I learned my days of the week thus: Thursday my dad got paid. On Thursday, my dad came home a little later, arms full with parcels we were forbidden to touch. On Thursday, my mom would tell us the Pepsi in the refrigerator was our father's mixer. We couldn't have soda. Don't touch. We had rules. He didn't. Thursday thru Sunday we tried to ignore our father while he succeeded at ignoring us.

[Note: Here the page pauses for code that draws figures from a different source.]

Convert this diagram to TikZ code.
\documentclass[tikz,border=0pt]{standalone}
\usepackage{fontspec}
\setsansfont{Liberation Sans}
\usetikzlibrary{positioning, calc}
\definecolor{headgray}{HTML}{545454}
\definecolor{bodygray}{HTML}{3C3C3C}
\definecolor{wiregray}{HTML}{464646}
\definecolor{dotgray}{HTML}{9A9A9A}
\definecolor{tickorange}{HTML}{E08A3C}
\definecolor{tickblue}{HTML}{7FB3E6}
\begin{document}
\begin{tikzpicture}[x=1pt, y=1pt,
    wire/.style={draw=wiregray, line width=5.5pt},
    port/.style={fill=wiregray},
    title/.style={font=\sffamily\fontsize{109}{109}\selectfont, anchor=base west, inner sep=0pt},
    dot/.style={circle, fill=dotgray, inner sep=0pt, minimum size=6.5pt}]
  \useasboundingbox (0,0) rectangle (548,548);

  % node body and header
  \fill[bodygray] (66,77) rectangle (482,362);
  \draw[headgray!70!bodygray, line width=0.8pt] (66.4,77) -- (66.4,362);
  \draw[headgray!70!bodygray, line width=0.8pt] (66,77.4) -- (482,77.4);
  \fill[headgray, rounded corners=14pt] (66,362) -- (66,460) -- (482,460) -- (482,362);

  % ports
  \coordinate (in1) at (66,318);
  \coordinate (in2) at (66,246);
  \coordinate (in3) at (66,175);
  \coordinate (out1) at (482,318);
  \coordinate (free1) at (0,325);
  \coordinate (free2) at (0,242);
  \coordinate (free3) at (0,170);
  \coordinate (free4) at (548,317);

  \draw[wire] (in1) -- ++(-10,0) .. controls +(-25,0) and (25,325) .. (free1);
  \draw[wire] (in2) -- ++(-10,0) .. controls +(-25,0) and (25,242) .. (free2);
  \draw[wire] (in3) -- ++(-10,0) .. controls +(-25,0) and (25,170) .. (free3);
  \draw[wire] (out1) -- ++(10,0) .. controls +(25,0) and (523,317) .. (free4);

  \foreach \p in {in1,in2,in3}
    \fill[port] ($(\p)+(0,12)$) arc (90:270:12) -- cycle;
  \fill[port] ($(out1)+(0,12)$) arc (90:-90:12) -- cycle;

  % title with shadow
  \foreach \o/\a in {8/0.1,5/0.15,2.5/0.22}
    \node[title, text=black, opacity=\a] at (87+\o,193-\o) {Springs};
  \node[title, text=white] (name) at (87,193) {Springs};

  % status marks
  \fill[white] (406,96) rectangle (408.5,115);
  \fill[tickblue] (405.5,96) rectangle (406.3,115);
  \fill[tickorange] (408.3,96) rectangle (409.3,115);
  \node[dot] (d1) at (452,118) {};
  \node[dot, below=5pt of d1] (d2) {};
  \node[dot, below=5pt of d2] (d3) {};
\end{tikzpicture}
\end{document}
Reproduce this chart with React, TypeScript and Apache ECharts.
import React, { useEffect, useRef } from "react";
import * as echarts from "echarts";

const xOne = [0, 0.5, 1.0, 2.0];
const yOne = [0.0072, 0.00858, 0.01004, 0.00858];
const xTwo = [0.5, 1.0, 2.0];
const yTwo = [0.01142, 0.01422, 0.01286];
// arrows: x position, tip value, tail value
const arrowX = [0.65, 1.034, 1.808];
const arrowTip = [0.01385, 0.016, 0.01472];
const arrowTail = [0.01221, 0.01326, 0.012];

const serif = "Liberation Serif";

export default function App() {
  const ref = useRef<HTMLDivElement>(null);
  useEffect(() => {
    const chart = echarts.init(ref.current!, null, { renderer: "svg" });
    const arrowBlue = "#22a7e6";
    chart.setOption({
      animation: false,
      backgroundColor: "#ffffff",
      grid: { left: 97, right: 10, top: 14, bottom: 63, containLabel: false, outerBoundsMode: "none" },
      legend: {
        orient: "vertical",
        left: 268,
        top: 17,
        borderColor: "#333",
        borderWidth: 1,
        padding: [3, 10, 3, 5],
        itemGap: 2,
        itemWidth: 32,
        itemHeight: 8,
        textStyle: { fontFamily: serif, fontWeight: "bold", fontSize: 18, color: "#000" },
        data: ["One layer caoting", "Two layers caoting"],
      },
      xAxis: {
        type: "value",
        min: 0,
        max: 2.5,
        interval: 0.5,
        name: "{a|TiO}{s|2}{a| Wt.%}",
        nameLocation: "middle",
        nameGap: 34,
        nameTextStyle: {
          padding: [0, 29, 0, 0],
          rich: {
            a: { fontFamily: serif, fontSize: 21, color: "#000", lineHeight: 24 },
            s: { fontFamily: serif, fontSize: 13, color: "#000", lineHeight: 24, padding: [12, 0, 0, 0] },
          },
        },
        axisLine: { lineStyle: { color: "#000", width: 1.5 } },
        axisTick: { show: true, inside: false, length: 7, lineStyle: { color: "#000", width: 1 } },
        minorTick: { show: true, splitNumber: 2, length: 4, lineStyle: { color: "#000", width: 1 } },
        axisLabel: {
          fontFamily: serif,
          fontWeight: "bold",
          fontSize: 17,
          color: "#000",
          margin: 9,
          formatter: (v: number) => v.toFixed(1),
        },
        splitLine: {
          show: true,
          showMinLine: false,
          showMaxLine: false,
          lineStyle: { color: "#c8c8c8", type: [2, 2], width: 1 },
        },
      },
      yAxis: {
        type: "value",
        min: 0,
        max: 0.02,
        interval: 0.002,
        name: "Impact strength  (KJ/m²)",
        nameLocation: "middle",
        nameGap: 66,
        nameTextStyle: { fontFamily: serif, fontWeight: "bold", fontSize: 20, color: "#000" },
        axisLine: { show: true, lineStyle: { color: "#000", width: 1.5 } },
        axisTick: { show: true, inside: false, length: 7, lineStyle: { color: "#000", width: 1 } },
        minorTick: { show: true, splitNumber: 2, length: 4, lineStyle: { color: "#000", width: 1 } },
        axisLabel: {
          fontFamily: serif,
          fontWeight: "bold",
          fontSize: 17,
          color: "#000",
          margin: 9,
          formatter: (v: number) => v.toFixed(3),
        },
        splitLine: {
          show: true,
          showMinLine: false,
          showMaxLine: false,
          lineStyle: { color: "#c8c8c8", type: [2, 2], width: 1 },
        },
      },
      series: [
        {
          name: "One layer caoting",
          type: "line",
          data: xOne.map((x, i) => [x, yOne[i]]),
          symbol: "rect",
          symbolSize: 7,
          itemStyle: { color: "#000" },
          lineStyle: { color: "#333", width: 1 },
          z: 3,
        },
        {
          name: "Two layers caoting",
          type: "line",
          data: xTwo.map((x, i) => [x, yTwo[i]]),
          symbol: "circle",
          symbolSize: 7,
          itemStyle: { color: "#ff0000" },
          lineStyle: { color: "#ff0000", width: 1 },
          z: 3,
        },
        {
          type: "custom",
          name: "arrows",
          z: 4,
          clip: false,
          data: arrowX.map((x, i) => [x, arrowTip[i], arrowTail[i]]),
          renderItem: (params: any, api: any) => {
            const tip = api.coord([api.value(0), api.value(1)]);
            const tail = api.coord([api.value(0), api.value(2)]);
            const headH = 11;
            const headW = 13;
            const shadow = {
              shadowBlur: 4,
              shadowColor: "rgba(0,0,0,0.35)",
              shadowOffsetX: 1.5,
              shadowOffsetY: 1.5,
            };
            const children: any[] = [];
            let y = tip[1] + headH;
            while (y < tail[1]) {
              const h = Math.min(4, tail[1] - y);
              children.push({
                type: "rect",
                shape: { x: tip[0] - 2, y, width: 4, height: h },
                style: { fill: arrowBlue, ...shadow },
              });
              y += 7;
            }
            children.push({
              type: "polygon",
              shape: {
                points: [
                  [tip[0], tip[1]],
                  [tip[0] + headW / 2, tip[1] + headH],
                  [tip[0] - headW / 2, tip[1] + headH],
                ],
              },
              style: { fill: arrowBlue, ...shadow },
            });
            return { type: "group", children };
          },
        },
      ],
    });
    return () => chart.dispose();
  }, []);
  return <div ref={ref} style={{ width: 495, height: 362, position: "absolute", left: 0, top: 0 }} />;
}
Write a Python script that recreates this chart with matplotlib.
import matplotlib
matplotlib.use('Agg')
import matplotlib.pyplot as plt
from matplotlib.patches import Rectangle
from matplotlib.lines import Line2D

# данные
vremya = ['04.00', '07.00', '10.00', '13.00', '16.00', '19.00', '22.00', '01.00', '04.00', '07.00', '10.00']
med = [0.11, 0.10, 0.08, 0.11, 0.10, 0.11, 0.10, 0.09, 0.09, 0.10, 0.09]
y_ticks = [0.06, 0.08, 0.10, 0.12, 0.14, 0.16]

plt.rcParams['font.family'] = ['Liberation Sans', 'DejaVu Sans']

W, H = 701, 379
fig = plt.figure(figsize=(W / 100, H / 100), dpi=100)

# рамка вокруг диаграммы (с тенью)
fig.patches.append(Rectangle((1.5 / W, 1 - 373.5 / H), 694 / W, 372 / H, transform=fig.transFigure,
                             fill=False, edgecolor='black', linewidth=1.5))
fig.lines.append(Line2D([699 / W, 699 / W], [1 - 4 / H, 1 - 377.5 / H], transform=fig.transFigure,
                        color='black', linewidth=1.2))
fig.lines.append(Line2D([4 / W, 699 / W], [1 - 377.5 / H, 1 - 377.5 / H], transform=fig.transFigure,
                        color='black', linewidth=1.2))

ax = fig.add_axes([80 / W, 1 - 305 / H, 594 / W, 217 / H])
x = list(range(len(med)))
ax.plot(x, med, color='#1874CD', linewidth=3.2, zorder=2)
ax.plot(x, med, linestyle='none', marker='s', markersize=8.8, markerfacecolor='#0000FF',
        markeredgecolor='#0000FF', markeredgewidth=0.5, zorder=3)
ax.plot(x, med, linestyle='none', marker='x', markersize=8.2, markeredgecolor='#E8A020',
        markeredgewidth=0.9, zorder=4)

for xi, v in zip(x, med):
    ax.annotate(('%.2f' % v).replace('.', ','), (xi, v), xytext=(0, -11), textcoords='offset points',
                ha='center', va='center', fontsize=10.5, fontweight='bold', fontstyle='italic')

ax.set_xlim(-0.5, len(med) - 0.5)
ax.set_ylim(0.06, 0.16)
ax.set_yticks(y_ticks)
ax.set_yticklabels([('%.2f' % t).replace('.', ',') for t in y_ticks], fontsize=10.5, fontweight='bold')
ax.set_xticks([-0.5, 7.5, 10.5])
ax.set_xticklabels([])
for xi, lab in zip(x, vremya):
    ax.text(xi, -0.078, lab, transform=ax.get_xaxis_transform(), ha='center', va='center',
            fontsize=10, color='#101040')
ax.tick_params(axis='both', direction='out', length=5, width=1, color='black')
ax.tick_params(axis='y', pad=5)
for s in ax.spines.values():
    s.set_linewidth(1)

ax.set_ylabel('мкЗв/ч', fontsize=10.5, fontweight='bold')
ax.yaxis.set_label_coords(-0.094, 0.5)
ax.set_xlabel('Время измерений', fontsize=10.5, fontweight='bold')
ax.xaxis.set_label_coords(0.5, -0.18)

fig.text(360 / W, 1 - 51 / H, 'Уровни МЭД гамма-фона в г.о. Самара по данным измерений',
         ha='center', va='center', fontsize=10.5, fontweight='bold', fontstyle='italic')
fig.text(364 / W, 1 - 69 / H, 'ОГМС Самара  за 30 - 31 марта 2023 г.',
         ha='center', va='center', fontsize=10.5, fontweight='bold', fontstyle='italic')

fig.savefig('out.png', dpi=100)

I drink everyday, but I am not my father. I pair; I savor; I enjoy. I lie. If I am honest, I don't know where the line is. If I am honest, I don't care. I don't come home after a long day of work to a family I hate to forget I exist. I am single. I love the quiet. I come home. I work on my body. I make a healthy meal and I pair it with wine or some white or brown liquor that will enhance its flavor. Seriously. I am not saying I'm not an alcoholic. What I am saying is I can't tell. If I am a cop I can watch a show called BLUE BLOODS and family dinners aren't complete without two bottles of wine, beer, and a scotch night cap. If I am a doctor, I can watch GREY'S ANATOMY and there is wine product placement. We live in a drinking culture. Who am I to resist?

The real problem with my society now is no one is left to judge me. I can judge a friend because they are broke and yet spend all of their money on booze. I can judge a co worker for the 2 bottle of wine nightly ritual and declining health. Who is left to judge me? I work out 6 days a week and eat healthily. There is really no checks and balances for someone who drinks everyday, fair trade or organic, just the doctor's recommended dose of red wine . . . . We should all let go. All embrace our inner Mad Men with a scotch, a cigar and zero inhibitions. I contend . . . I'm not an addict.